- Facebook COO Sheryl Sandberg’s reputation as Silicon Valley’s golden girl is at risk, thanks to the company’s slow response to the Russian interference and Cambridge Analytical scandals.
- Citing numerous sources, The Wall Street Journal says her standing within the firm has been damaged because the company was under-prepared for the issues.
- Sandberg has publicly admitted this week that the firm was “too slow” to act on Russian misinformation.
- She has been reportedly asked by Zuckerberg to flag any future problems that could prove to be equally explosive – a complex task.
Facebook COO Sheryl Sandberg is Silicon Valley’s golden girl, having architected a feminist, pro-career movement with her book “Lean In,” won public hearts with candid discussions of her widowhood and grief, and holding down one of the toughest jobs in tech.
But according to The Wall Street Journal, that carefully built up reputation is on the line.
Sandberg has struggled to recover from one major public error: Maintaining a complete silence in the immediate aftermath of Facebook’s Cambridge Analytica data scandal. Both she and CEO Mark Zuckerberg kept quiet for five days after the scandal broke.

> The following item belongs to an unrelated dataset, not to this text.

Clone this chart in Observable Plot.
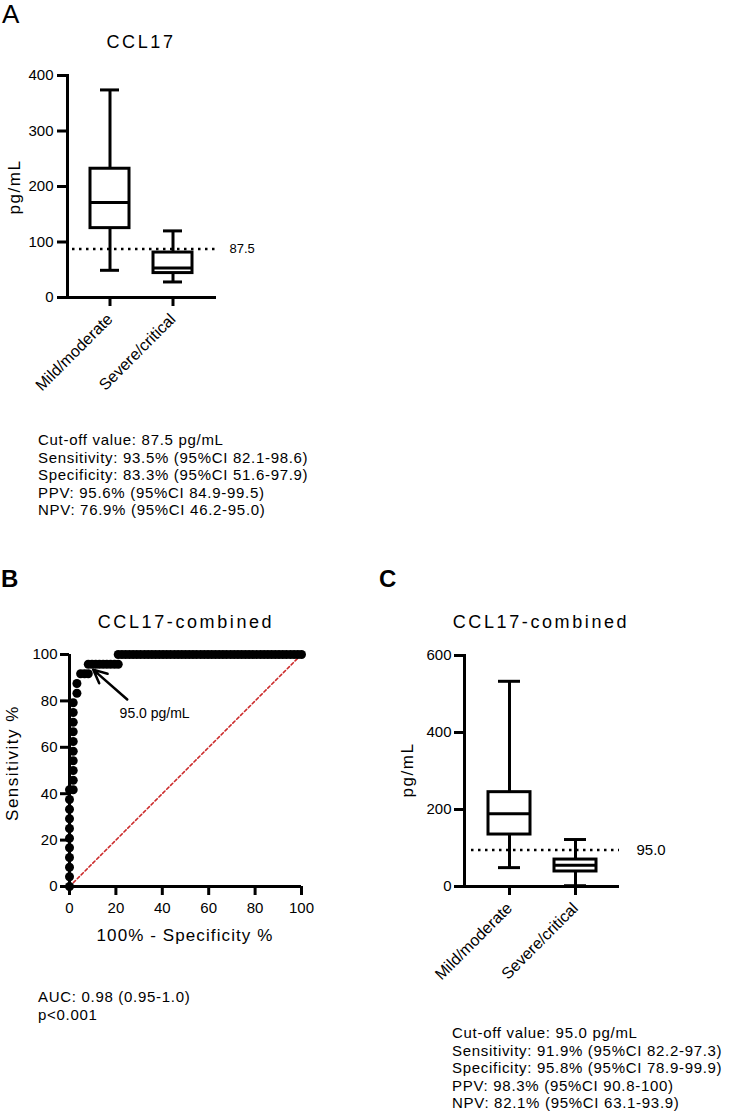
<!DOCTYPE html>
<html><head><meta charset="utf-8">
<script src="https://cdn.jsdelivr.net/npm/d3@7"></script>
<script src="https://cdn.jsdelivr.net/npm/@observablehq/plot@0.6"></script>
<style>
body{margin:0;background:#fff;font-family:"Liberation Sans",Arial,sans-serif;color:#000}
#root{position:relative;width:731px;height:1113px;overflow:hidden;background:#fff}
.abs{position:absolute;white-space:nowrap;line-height:1}
.letter{font-size:26px}
.bold{font-weight:bold;font-size:24px}
.title{font-size:18px;letter-spacing:2.6px;transform:translate(-50%,-50%)}
.ylab{font-size:17px;letter-spacing:1.5px;transform:translate(-50%,-50%) rotate(-90deg)}
.xlab{font-size:17px;letter-spacing:1.1px;transform:translate(-50%,-50%)}
.block{font-size:15px;letter-spacing:0.7px;line-height:17.5px}
svg{overflow:visible}
</style></head><body><div id="root"></div>
<script>
// ---------- data ----------
const groups = ["Mild/moderate", "Severe/critical"];

// Panel A (CCL17)
const aMin = [49, 28], aQ1 = [125, 44], aMed = [171, 53], aQ3 = [232, 81], aMax = [374, 120];
const aCut = [87.5];
const aTicks = [0, 100, 200, 300, 400];
const aText = ["Cut-off value: 87.5 pg/mL", "Sensitivity: 93.5% (95%CI 82.1-98.6)", "Specificity: 83.3% (95%CI 51.6-97.9)", "PPV: 95.6% (95%CI 84.9-99.5)", "NPV: 76.9% (95%CI 46.2-95.0)"];

// Panel B (ROC)
const rocX = [0,0,0,0,0,0,0,0,0,0,0,
  1.6,1.6,1.6,1.6,1.6,1.6,1.6,1.6,1.6,1.6,
  3.2,3.2,
  4.8,6.5,8.1,
  8.1,9.7,11.3,12.9,14.5,16.1,17.7,19.4,21.0,
  21.0,22.6,24.2,25.8,27.4,29.0,30.6,32.3,33.9,35.5,37.1,38.7,40.3,41.9,43.5,45.2,46.8,48.4,50.0,51.6,
  53.2,54.8,56.5,58.1,59.7,61.3,62.9,64.5,66.1,67.7,69.4,71.0,72.6,74.2,75.8,77.4,79.0,80.6,82.3,83.9,
  85.5,87.1,88.7,90.3,91.9,93.5,95.2,96.8,98.4,100];
const rocY = [0,4.2,8.3,12.5,16.7,20.8,25,29.2,33.3,37.5,41.7,
  41.7,45.8,50,54.2,58.3,62.5,66.7,70.8,75,79.2,
  83.3,87.5,
  91.7,91.7,91.7,
  95.8,95.8,95.8,95.8,95.8,95.8,95.8,95.8,95.8,
  100,100,100,100,100,100,100,100,100,100,100,100,100,100,100,100,100,100,100,100,
  100,100,100,100,100,100,100,100,100,100,100,100,100,100,100,100,100,100,100,100,
  100,100,100,100,100,100,100,100,100,100];
const refX = [0, 100], refY = [0, 100];
const rocTicks = [0, 20, 40, 60, 80, 100];
const arrowFrom = [24.9, 80.6], arrowTo = [10.2, 93.5];
const rocLabel = "95.0 pg/mL", rocLabelPos = [21.6, 74.6];
const bText = ["AUC: 0.98 (0.95-1.0)", "p<0.001"];

// Panel C (CCL17-combined)
const cMin = [49, 2], cQ1 = [135, 39], cMed = [189, 55], cQ3 = [245, 70], cMax = [533, 122];
const cCut = [95.0];
const cTicks = [0, 200, 400, 600];
const cText = ["Cut-off value: 95.0 pg/mL", "Sensitivity: 91.9% (95%CI 82.2-97.3)", "Specificity: 95.8% (95%CI 78.9-99.9)", "PPV: 98.3% (95%CI 90.8-100)", "NPV: 82.1% (95%CI 63.1-93.9)"];

// ---------- helpers ----------
const root = document.getElementById("root");
function place(node, left, top) {
  const d = document.createElement("div");
  d.className = "abs"; d.style.left = left + "px"; d.style.top = top + "px";
  d.appendChild(node); root.appendChild(d);
}
function label(text, cls, left, top) {
  const d = document.createElement("div");
  d.className = "abs " + cls; d.style.left = left + "px"; d.style.top = top + "px";
  d.textContent = text; root.appendChild(d);
}
function block(lines, left, top) {
  const d = document.createElement("div");
  d.className = "abs block"; d.style.left = left + "px"; d.style.top = top + "px";
  d.innerHTML = lines.map(l => l.replace(/</g, "&lt;")).join("<br>");
  root.appendChild(d);
}
const baseStyle = {fontFamily: '"Liberation Sans", Arial, sans-serif', color: "black", background: "transparent", overflow: "visible"};

function boxPlot({mins, q1s, meds, q3s, maxs, cut, ticks, ymax, width, height, ml, mr, mt, mb, pi, po, capInset, cutInset, cutFont, cutDx, tickSize, tickPad}) {
  const data = groups.map((g, i) => ({g, min: mins[i], q1: q1s[i], med: meds[i], q3: q3s[i], max: maxs[i]}));
  const sw = 3;
  return Plot.plot({
    width, height, marginLeft: ml, marginRight: mr, marginTop: mt, marginBottom: mb,
    style: baseStyle,
    x: {domain: groups, paddingInner: pi, paddingOuter: po, label: null},
    y: {domain: [0, ymax], label: null},
    marks: [
      Plot.ruleX(data, {x: "g", y1: "min", y2: "q1", strokeWidth: sw}),
      Plot.ruleX(data, {x: "g", y1: "q3", y2: "max", strokeWidth: sw}),
      Plot.barY(data, {x: "g", y1: "q1", y2: "q3", fill: "white", stroke: "black", strokeWidth: sw}),
      Plot.tickY(data, {x: "g", y: "med", strokeWidth: sw}),
      Plot.tickY(data, {x: "g", y: "min", strokeWidth: sw, insetLeft: capInset, insetRight: capInset}),
      Plot.tickY(data, {x: "g", y: "max", strokeWidth: sw, insetLeft: capInset, insetRight: capInset}),
      Plot.ruleY(cut, {strokeWidth: 2.5, strokeDasharray: "2.5,4.5", insetLeft: cutInset}),
      Plot.text(cut, {y: d => d, text: d => d.toFixed(1), frameAnchor: "right", textAnchor: "start", dx: cutDx, fontSize: cutFont}),
      Plot.axisY({ticks, tickSize, tickPadding: tickPad, strokeWidth: sw, fontSize: 15, label: null}),
      Plot.axisX({tickSize: 9, tickPadding: 10, tickRotate: -45, strokeWidth: sw, fontSize: 16, label: null}),
      Plot.frame({anchor: "left", strokeWidth: sw}),
      Plot.ruleY([0], {strokeWidth: sw})
    ]
  });
}

// ---------- Panel A ----------
label("A", "letter", 2, 1);
label("CCL17", "title", 141, 42);
label("pg/mL", "ylab", 14, 187);
place(boxPlot({mins: aMin, q1s: aQ1, meds: aMed, q3s: aQ3, maxs: aMax, cut: aCut, ticks: aTicks, ymax: 400,
  width: 300, height: 420, ml: 67, mr: 84, mt: 75, mb: 123, pi: 0.375, po: 0.352, capInset: 10, cutInset: 5,
  cutFont: 13, cutDx: 13, tickSize: 10, tickPad: 4}), 0, 0);
block(aText, 38, 431);

// ---------- Panel B ----------
label("B", "bold", 1, 567);
label("CCL17-combined", "title", 186, 622);
label("Sensitivity %", "ylab", 12, 763);
label("100% - Specificity %", "xlab", 185, 935);
const roc = rocX.map((x, i) => ({x, y: rocY[i]}));
const ref = refX.map((x, i) => ({x, y: refY[i]}));
place(Plot.plot({
  width: 320, height: 400, marginLeft: 69, marginRight: 19, marginTop: 94, marginBottom: 74,
  style: baseStyle,
  x: {domain: [0, 100], label: null},
  y: {domain: [0, 100], label: null},
  marks: [
    Plot.line(ref, {x: "x", y: "y", stroke: "#cc2b2b", strokeWidth: 1.6, strokeDasharray: "3,2.5"}),
    Plot.axisY({ticks: rocTicks, tickSize: 9, tickPadding: 3, strokeWidth: 3, fontSize: 15, label: null}),
    Plot.axisX({ticks: rocTicks, tickSize: 9, tickPadding: 7, strokeWidth: 3, fontSize: 15, label: null}),
    Plot.ruleX([0], {strokeWidth: 3}),
    Plot.ruleY([0], {strokeWidth: 3}),
    Plot.dot(roc, {x: "x", y: "y", r: 4.5, fill: "black"}),
    Plot.arrow([0], {x1: () => arrowFrom[0], y1: () => arrowFrom[1], x2: () => arrowTo[0], y2: () => arrowTo[1], strokeWidth: 2.5, headLength: 9, headAngle: 50}),
    Plot.text([rocLabel], {x: () => rocLabelPos[0], y: () => rocLabelPos[1], text: d => d, textAnchor: "start", fontSize: 14})
  ]
}), 0, 560);
block(bText, 38, 988);

// ---------- Panel C ----------
label("C", "bold", 379, 567);
label("CCL17-combined", "title", 541, 622);
label("pg/mL", "ylab", 407, 770);
place(boxPlot({mins: cMin, q1s: cQ1, meds: cMed, q3s: cQ3, maxs: cMax, cut: cCut, ticks: cTicks, ymax: 600,
  width: 351, height: 440, ml: 84, mr: 112, mt: 95, mb: 114, pi: 0.364, po: 0.356, capInset: 10, cutInset: 7,
  cutFont: 15, cutDx: 17, tickSize: 10, tickPad: 3}), 380, 560);
block(cText, 452, 1024);
</script></body></html>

And according to the Wall Street Journal, it was also a unit under Sandberg’s control that first spotted signs of Russian interference in the 2016 presidential election. The report claims former security boss Alex Stamos spotted the Russian issue in the summer of 2016 and raised the alarm. But it took until December before he got the resources he needed to begin dealing with the problem.

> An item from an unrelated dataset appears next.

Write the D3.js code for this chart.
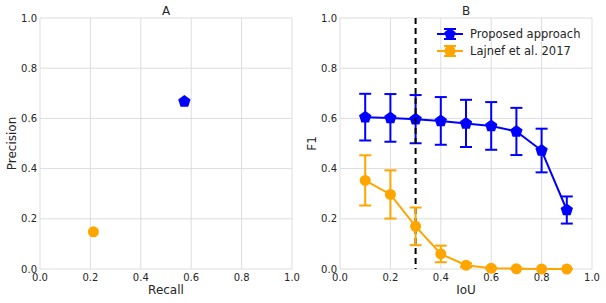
<!DOCTYPE html>
<html lang="en">
<head>
<meta charset="UTF-8">
<title>Precision / Recall and F1 vs IoU</title>
<script src="https://d3js.org/d3.v7.min.js"></script>
<style>
    body { margin: 0; background: #fff; }
    svg text { font-family: "DejaVu Sans", sans-serif; fill: #262626; }
    .grid line { stroke: #dddddd; stroke-width: 1; }
</style>
</head>
<body>
<svg width="606" height="303"></svg>
<script>
    // panel A: one point per method
    const methods = ["Proposed approach", "Lajnef et al. 2017"];
    const colors = ["#0000ff", "#ffa500"];
    const recall = [0.573, 0.212];
    const precision = [0.667, 0.148];

    // panel B: F1 at each IoU threshold
    const iou = [0.1, 0.2, 0.3, 0.4, 0.5, 0.6, 0.7, 0.8, 0.9];
    const f1Proposed = [0.605, 0.602, 0.597, 0.590, 0.580, 0.570, 0.548, 0.472, 0.235];
    const errProposed = [0.093, 0.095, 0.096, 0.095, 0.094, 0.095, 0.094, 0.087, 0.054];
    const f1Lajnef = [0.353, 0.297, 0.170, 0.060, 0.015, 0.003, 0.001, 0.000, 0.000];
    const errLajnef = [0.100, 0.096, 0.075, 0.033, 0.008, 0.002, 0.001, 0.000, 0.000];
    const ticks = [0, 0.2, 0.4, 0.6, 0.8, 1.0];
    const cutoff = 0.3;

    const svg = d3.select("svg");
    const plotTop = 18, plotBottom = 269;

    function panel(left, right, title, xLabel, yLabel) {
        const x = d3.scaleLinear().domain([0, 1]).range([left, right]);
        const y = d3.scaleLinear().domain([0, 1]).range([plotBottom, plotTop]);
        const g = svg.append("g");
        const grid = g.append("g").attr("class", "grid");
        grid.selectAll(".vx").data(ticks).enter().append("line")
            .attr("x1", d => x(d)).attr("x2", d => x(d))
            .attr("y1", plotTop).attr("y2", plotBottom);
        grid.selectAll(".hy").data(ticks).enter().append("line")
            .attr("y1", d => y(d)).attr("y2", d => y(d))
            .attr("x1", left).attr("x2", right);

        g.selectAll(".xt").data(ticks).enter().append("text")
            .attr("x", d => x(d)).attr("y", plotBottom + 12)
            .attr("text-anchor", "middle").attr("font-size", 10)
            .text(d3.format(".1f"));
        g.selectAll(".yt").data(ticks).enter().append("text")
            .attr("x", left - 3).attr("y", d => y(d)).attr("dy", "0.35em")
            .attr("text-anchor", "end").attr("font-size", 10)
            .text(d3.format(".1f"));

        g.append("text").attr("x", (left + right) / 2).attr("y", 15)
            .attr("text-anchor", "middle").attr("font-size", 12).text(title);
        g.append("text").attr("x", (left + right) / 2).attr("y", plotBottom + 25)
            .attr("text-anchor", "middle").attr("font-size", 12).text(xLabel);
        g.append("text")
            .attr("transform", `translate(${left - 24},${(plotTop + plotBottom) / 2}) rotate(-90)`)
            .attr("text-anchor", "middle").attr("font-size", 12).text(yLabel);
        return { g, x, y };
    }

    function pentPath(r) {
        const pts = d3.range(5).map(i => {
            const a = -Math.PI / 2 + i * 2 * Math.PI / 5;
            return [r * Math.cos(a), r * Math.sin(a)];
        });
        return "M" + pts.join("L") + "Z";
    }

    // Panel A
    const A = panel(40, 292, "A", "Recall", "Precision");
    A.g.append("path").attr("d", pentPath(6.5))
        .attr("transform", `translate(${A.x(recall[0])},${A.y(precision[0])})`)
        .attr("fill", colors[0]);
    A.g.append("circle").attr("cx", A.x(recall[1])).attr("cy", A.y(precision[1]))
        .attr("r", 5.5).attr("fill", colors[1]);

    // Panel B
    const B = panel(340, 592, "B", "IoU", "F1");

    function series(vals, errs, color, marker) {
        const s = B.g.append("g");
        s.append("path").datum(vals)
            .attr("d", d3.line().x((d, i) => B.x(iou[i])).y(d => B.y(d)))
            .attr("fill", "none").attr("stroke", color).attr("stroke-width", 2);
        vals.forEach((v, i) => {
            const cx = B.x(iou[i]);
            const lo = B.y(Math.max(0, v - errs[i])), hi = B.y(v + errs[i]);
            s.append("line").attr("x1", cx).attr("x2", cx).attr("y1", lo).attr("y2", hi)
                .attr("stroke", color).attr("stroke-width", 2);
            [lo, hi].forEach(yy => s.append("line")
                .attr("x1", cx - 6).attr("x2", cx + 6).attr("y1", yy).attr("y2", yy)
                .attr("stroke", color).attr("stroke-width", 2));
            if (marker === "pent") {
                s.append("path").attr("d", pentPath(6.5))
                    .attr("transform", `translate(${cx},${B.y(v)})`).attr("fill", color);
            } else {
                s.append("circle").attr("cx", cx).attr("cy", B.y(v)).attr("r", 5.5).attr("fill", color);
            }
        });
    }
    series(f1Proposed, errProposed, colors[0], "pent");

    // dashed IoU cutoff
    B.g.append("line").attr("x1", B.x(cutoff)).attr("x2", B.x(cutoff))
        .attr("y1", plotTop).attr("y2", plotBottom)
        .attr("stroke", "#000").attr("stroke-width", 2).attr("stroke-dasharray", "6,4");

    series(f1Lajnef, errLajnef, colors[1], "circle");

    // legend
    const leg = B.g.append("g").attr("transform", "translate(450,34)");
    methods.forEach((m, i) => {
        const yy = i * 17;
        const c = colors[i];
        leg.append("line").attr("x1", -13).attr("x2", 13).attr("y1", yy).attr("y2", yy)
            .attr("stroke", c).attr("stroke-width", 2);
        leg.append("line").attr("x1", 0).attr("x2", 0).attr("y1", yy - 5).attr("y2", yy + 5)
            .attr("stroke", c).attr("stroke-width", 2);
        [yy - 5, yy + 5].forEach(v => leg.append("line")
            .attr("x1", -6).attr("x2", 6).attr("y1", v).attr("y2", v)
            .attr("stroke", c).attr("stroke-width", 2));
        if (i === 0) leg.append("path").attr("d", pentPath(6)).attr("transform", `translate(0,${yy})`).attr("fill", c);
        else leg.append("circle").attr("cx", 0).attr("cy", yy).attr("r", 5.5).attr("fill", c);
        leg.append("text").attr("x", 20).attr("y", yy).attr("dy", "0.35em")
            .attr("font-size", 11.5).text(m);
    });
</script>
</body>
</html>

Facebook on Monday admitted to Congress that the firm was “too slow” to act on Russian misinformation. Citing current and former executives, The Wall Street Journal said her position had been damaged by the lack of preparation.
The report doesn’t explicitly lay the blame for the firm’s slow response at Sandberg’s door, but does query whether her busy speaking schedule and appearances to promote her book may have exacerbated the firm’s problems. Zuckerberg was also away from Facebook for much of 2016, touring the US.
Sandberg is reportedly just as influential at Facebook, however, and she has been put in charge of a major clean-up operation. She was reportedly asked by Zuckerberg to take charge of proactively identifying any future problems – something the newspaper described as an arduous and complex task.
“Sheryl is key to building Facebook,” Zuckerberg told the newspaper in a statement. “We’re making steady progress preventing abuse on our platform, including during elections-but we always have more work to do. This is a priority for both of us.”
Sandberg is due to testify before the Senate Intelligence Committee on election interference on Wednesday.